Copy the records below exactly, leaving out any pictures.

◆ ◆ ◆ ◆

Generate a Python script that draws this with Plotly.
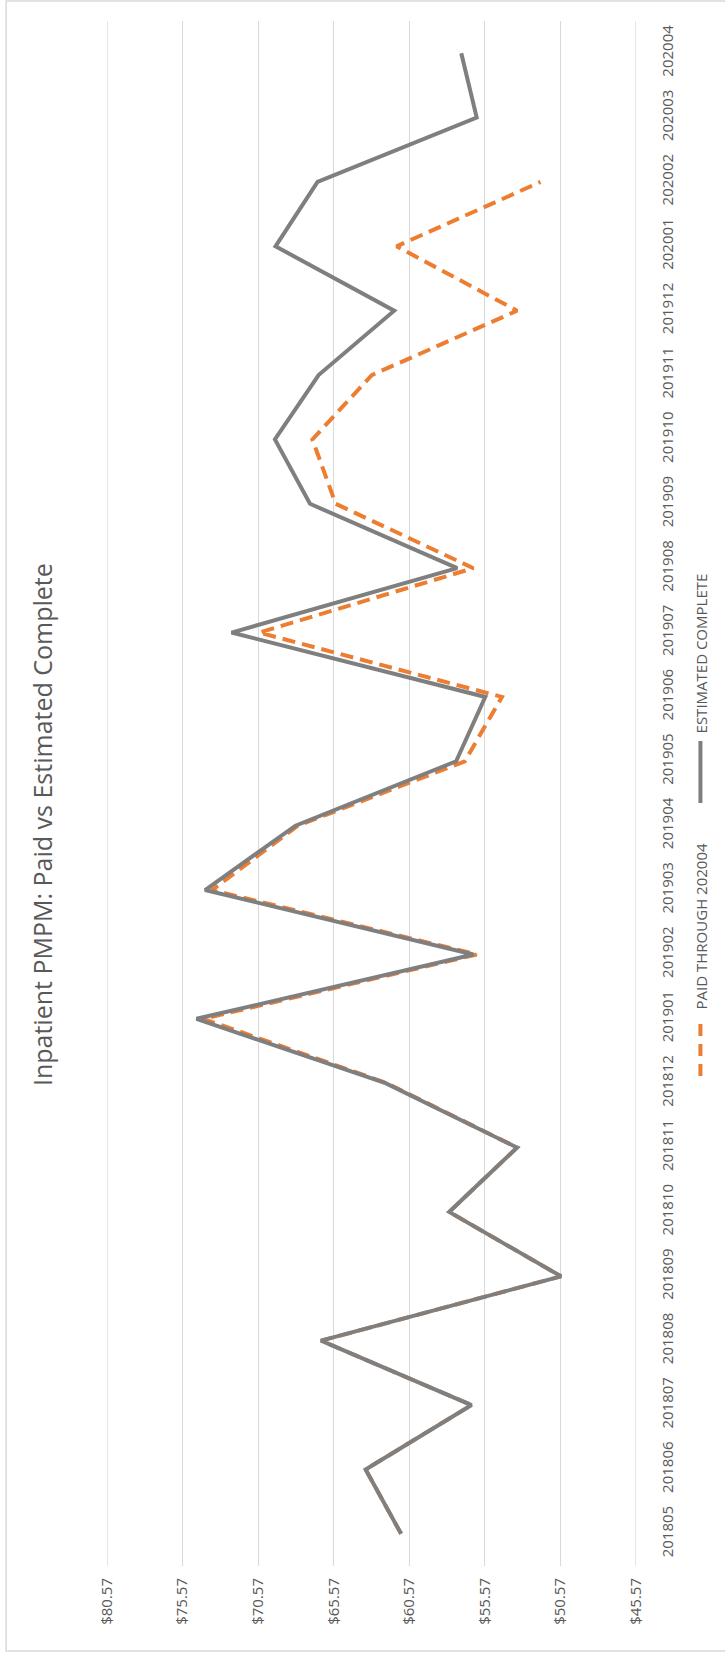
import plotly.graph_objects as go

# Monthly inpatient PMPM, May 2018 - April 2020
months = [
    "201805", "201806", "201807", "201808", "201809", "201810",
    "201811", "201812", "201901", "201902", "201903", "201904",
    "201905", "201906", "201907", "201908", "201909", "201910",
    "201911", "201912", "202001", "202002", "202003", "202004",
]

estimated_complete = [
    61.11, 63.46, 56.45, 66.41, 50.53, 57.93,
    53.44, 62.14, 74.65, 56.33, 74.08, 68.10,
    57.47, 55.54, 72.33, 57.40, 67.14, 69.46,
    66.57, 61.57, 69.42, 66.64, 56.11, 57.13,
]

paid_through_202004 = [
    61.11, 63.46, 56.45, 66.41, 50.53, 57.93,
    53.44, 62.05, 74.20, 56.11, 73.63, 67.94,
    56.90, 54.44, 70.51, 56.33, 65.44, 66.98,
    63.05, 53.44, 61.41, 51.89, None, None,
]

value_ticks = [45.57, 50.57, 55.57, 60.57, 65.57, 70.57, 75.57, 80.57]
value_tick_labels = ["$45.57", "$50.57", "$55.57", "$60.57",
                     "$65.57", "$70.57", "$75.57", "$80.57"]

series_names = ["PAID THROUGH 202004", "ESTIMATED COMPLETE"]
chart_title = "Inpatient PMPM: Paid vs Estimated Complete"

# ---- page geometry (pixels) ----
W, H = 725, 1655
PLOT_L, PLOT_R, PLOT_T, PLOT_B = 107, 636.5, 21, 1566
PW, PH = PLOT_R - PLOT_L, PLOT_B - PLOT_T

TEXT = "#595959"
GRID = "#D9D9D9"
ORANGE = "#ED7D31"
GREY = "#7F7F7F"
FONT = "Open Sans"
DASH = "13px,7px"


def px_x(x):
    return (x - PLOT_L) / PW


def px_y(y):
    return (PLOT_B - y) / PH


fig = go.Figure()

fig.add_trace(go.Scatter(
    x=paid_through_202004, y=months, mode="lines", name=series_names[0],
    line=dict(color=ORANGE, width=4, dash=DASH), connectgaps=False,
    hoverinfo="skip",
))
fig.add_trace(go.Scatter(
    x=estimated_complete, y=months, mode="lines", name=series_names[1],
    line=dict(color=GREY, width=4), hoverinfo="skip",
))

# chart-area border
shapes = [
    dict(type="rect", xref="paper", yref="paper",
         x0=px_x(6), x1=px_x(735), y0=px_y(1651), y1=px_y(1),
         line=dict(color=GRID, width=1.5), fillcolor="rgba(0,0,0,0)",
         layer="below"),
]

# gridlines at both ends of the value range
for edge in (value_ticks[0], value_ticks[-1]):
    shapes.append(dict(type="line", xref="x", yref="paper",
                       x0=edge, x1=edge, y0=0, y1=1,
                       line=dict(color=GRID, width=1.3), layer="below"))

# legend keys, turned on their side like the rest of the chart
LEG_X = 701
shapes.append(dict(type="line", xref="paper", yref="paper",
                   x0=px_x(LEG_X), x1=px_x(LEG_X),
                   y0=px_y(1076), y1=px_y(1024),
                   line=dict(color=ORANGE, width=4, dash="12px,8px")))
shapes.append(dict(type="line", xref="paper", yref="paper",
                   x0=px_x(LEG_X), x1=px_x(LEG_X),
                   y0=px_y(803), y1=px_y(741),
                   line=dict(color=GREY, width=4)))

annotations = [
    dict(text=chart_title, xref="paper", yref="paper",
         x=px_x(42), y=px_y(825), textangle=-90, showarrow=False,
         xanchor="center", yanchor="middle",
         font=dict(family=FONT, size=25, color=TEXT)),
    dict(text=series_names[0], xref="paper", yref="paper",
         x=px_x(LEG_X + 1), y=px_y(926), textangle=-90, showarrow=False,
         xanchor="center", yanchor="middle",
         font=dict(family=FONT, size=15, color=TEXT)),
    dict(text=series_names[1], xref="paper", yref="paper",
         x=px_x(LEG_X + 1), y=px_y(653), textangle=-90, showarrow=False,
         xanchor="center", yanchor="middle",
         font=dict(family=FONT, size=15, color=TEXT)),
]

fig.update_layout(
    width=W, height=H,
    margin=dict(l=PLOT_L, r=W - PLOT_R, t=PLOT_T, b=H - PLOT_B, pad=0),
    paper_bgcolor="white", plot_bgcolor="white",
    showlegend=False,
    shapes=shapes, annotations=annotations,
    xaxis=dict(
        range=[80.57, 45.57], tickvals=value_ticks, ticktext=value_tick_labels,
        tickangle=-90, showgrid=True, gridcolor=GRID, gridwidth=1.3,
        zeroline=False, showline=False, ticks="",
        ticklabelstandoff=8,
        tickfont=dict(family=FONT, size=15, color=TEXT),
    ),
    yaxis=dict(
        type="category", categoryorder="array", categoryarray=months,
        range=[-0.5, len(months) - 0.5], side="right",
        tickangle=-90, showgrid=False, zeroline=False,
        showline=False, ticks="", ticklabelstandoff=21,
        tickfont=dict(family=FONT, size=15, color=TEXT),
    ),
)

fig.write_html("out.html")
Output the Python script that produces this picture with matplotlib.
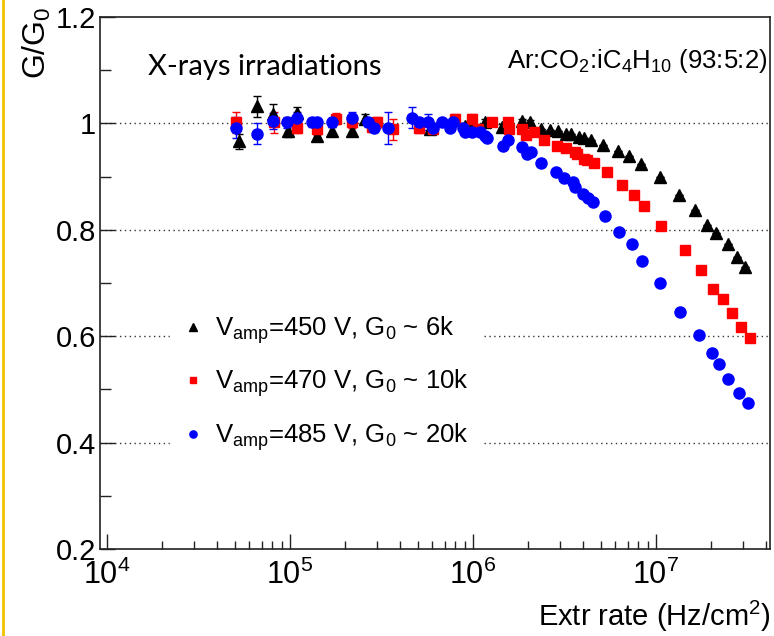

◆ ◆ ◆ ◆

Response below:
Generate a Python script that draws this with Plotly.
import plotly.graph_objects as go

# Monthly inpatient PMPM, May 2018 - April 2020
months = [
    "201805", "201806", "201807", "201808", "201809", "201810",
    "201811", "201812", "201901", "201902", "201903", "201904",
    "201905", "201906", "201907", "201908", "201909", "201910",
    "201911", "201912", "202001", "202002", "202003", "202004",
]

estimated_complete = [
    61.11, 63.46, 56.45, 66.41, 50.53, 57.93,
    53.44, 62.14, 74.65, 56.33, 74.08, 68.10,
    57.47, 55.54, 72.33, 57.40, 67.14, 69.46,
    66.57, 61.57, 69.42, 66.64, 56.11, 57.13,
]

paid_through_202004 = [
    61.11, 63.46, 56.45, 66.41, 50.53, 57.93,
    53.44, 62.05, 74.20, 56.11, 73.63, 67.94,
    56.90, 54.44, 70.51, 56.33, 65.44, 66.98,
    63.05, 53.44, 61.41, 51.89, None, None,
]

value_ticks = [45.57, 50.57, 55.57, 60.57, 65.57, 70.57, 75.57, 80.57]
value_tick_labels = ["$45.57", "$50.57", "$55.57", "$60.57",
                     "$65.57", "$70.57", "$75.57", "$80.57"]

series_names = ["PAID THROUGH 202004", "ESTIMATED COMPLETE"]
chart_title = "Inpatient PMPM: Paid vs Estimated Complete"

# ---- page geometry (pixels) ----
W, H = 725, 1655
PLOT_L, PLOT_R, PLOT_T, PLOT_B = 107, 636.5, 21, 1566
PW, PH = PLOT_R - PLOT_L, PLOT_B - PLOT_T

TEXT = "#595959"
GRID = "#D9D9D9"
ORANGE = "#ED7D31"
GREY = "#7F7F7F"
FONT = "Open Sans"
DASH = "13px,7px"


def px_x(x):
    return (x - PLOT_L) / PW


def px_y(y):
    return (PLOT_B - y) / PH


fig = go.Figure()

fig.add_trace(go.Scatter(
    x=paid_through_202004, y=months, mode="lines", name=series_names[0],
    line=dict(color=ORANGE, width=4, dash=DASH), connectgaps=False,
    hoverinfo="skip",
))
fig.add_trace(go.Scatter(
    x=estimated_complete, y=months, mode="lines", name=series_names[1],
    line=dict(color=GREY, width=4), hoverinfo="skip",
))

# chart-area border
shapes = [
    dict(type="rect", xref="paper", yref="paper",
         x0=px_x(6), x1=px_x(735), y0=px_y(1651), y1=px_y(1),
         line=dict(color=GRID, width=1.5), fillcolor="rgba(0,0,0,0)",
         layer="below"),
]

# gridlines at both ends of the value range
for edge in (value_ticks[0], value_ticks[-1]):
    shapes.append(dict(type="line", xref="x", yref="paper",
                       x0=edge, x1=edge, y0=0, y1=1,
                       line=dict(color=GRID, width=1.3), layer="below"))

# legend keys, turned on their side like the rest of the chart
LEG_X = 701
shapes.append(dict(type="line", xref="paper", yref="paper",
                   x0=px_x(LEG_X), x1=px_x(LEG_X),
                   y0=px_y(1076), y1=px_y(1024),
                   line=dict(color=ORANGE, width=4, dash="12px,8px")))
shapes.append(dict(type="line", xref="paper", yref="paper",
                   x0=px_x(LEG_X), x1=px_x(LEG_X),
                   y0=px_y(803), y1=px_y(741),
                   line=dict(color=GREY, width=4)))

annotations = [
    dict(text=chart_title, xref="paper", yref="paper",
         x=px_x(42), y=px_y(825), textangle=-90, showarrow=False,
         xanchor="center", yanchor="middle",
         font=dict(family=FONT, size=25, color=TEXT)),
    dict(text=series_names[0], xref="paper", yref="paper",
         x=px_x(LEG_X + 1), y=px_y(926), textangle=-90, showarrow=False,
         xanchor="center", yanchor="middle",
         font=dict(family=FONT, size=15, color=TEXT)),
    dict(text=series_names[1], xref="paper", yref="paper",
         x=px_x(LEG_X + 1), y=px_y(653), textangle=-90, showarrow=False,
         xanchor="center", yanchor="middle",
         font=dict(family=FONT, size=15, color=TEXT)),
]

fig.update_layout(
    width=W, height=H,
    margin=dict(l=PLOT_L, r=W - PLOT_R, t=PLOT_T, b=H - PLOT_B, pad=0),
    paper_bgcolor="white", plot_bgcolor="white",
    showlegend=False,
    shapes=shapes, annotations=annotations,
    xaxis=dict(
        range=[80.57, 45.57], tickvals=value_ticks, ticktext=value_tick_labels,
        tickangle=-90, showgrid=True, gridcolor=GRID, gridwidth=1.3,
        zeroline=False, showline=False, ticks="",
        ticklabelstandoff=8,
        tickfont=dict(family=FONT, size=15, color=TEXT),
    ),
    yaxis=dict(
        type="category", categoryorder="array", categoryarray=months,
        range=[-0.5, len(months) - 0.5], side="right",
        tickangle=-90, showgrid=False, zeroline=False,
        showline=False, ticks="", ticklabelstandoff=21,
        tickfont=dict(family=FONT, size=15, color=TEXT),
    ),
)

fig.write_html("out.html")
Output the Python script that produces this picture with matplotlib.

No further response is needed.